COFDM is generally much better at dealing with multipath, since that is specifically what it was designed for in crowded European environments. I remember the first COFDM standard, (the Eureka 147 digital radio standard, late 70s) when the engineers were surprised to find that it also allowed for more efficient use of spectrum.

In reception, there is a very small margin between perfect and no signal, which is great for viewers with reasonable reception but leaves more black spots. Fortunately, COFDM is very amenable to putting in low-power translators that can re-use the same transmission spectrum without the ghosting you would get with analogue transmission.

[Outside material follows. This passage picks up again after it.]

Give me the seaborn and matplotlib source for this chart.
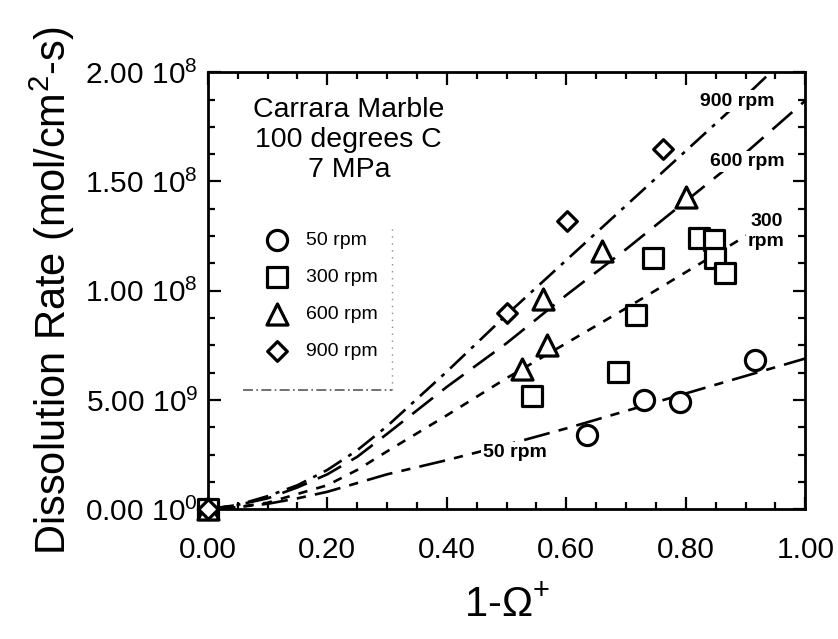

The broadcasting industry does not actually welcome more efficient spectrum use, because it only means more competition for the incumbents, or more costs in providing extra programs to the same size audience.

There seems to be a golden rule that whatever technology path is taken in Europe, USA will go the other way (and vice versa). For example, the NAB engineering task force recommended that USA adopt the Eureka 147 standard for digital radio, but the station owners rejected it because they wanted to retain monopoly of their spectrum. Similarly, it took two generations of cellular telephony before we could converge toward a global transmission standard with WCDMA (3G).

Australia has generally benefited by waiting till the standards wars have subsided, then picking the winner.

When we didn't, there have been huge wastages, such as the building and then closing of CDMA cellular networks here.

Maven


 
 Return to top of page · Post #: 8 · Written at 3:08:11 PM on 30 April 2013.
GTC's avatar
 GTC
 Location: Sydney, NSW
 Member since 28 January 2011
 Member #: 823
 Postcount: 6268

If so, then that digital station could just grab off the DVD the compressed digital bitstream and pipe it directly to the DTV transmitter's digital RF modulator. No need to decode just to encode it again, besides the quality would get degraded.

TVS, a community station in Sydney, has never bothered much about quality. The quality of the movies on the boxed sets I mentioned (e.g. 50 Dark Crimes) is already very poor -- some are obvious transfers from worn out VHS tapes, yet TVS puts it to air.

Until recently, TVS used to be analogue Channel 31. Since it went digital I haven't been able to watch it.


 
 Return to top of page · Post #: 9 · Written at 11:34:18 AM on 9 May 2013.
Wa2ise's avatar
 Location: Oradell, US
 Member since 2 April 2010
 Member #: 643
 Postcount: 781

"The broadcasting industry does not actually welcome more efficient spectrum use, because it only means more competition for the incumbents, or more costs in providing extra programs to the same size audience."

Up here in the USA, cell phone companies are looking to grab more of the upper end of the old UHF TV band. We used to have 83 channels, now we have 51 channels. We may end up ending at channel 36. Channel 37 is not used, as it's reserved for radio astronomy. Ch37 would make a good guard channel, to reduce intermod interference between DTV receivers and cell phones.

If anything, TV channels may get crowded off the air. They say only 10% of us use over the air signals anyway. Rest is cable or satellite.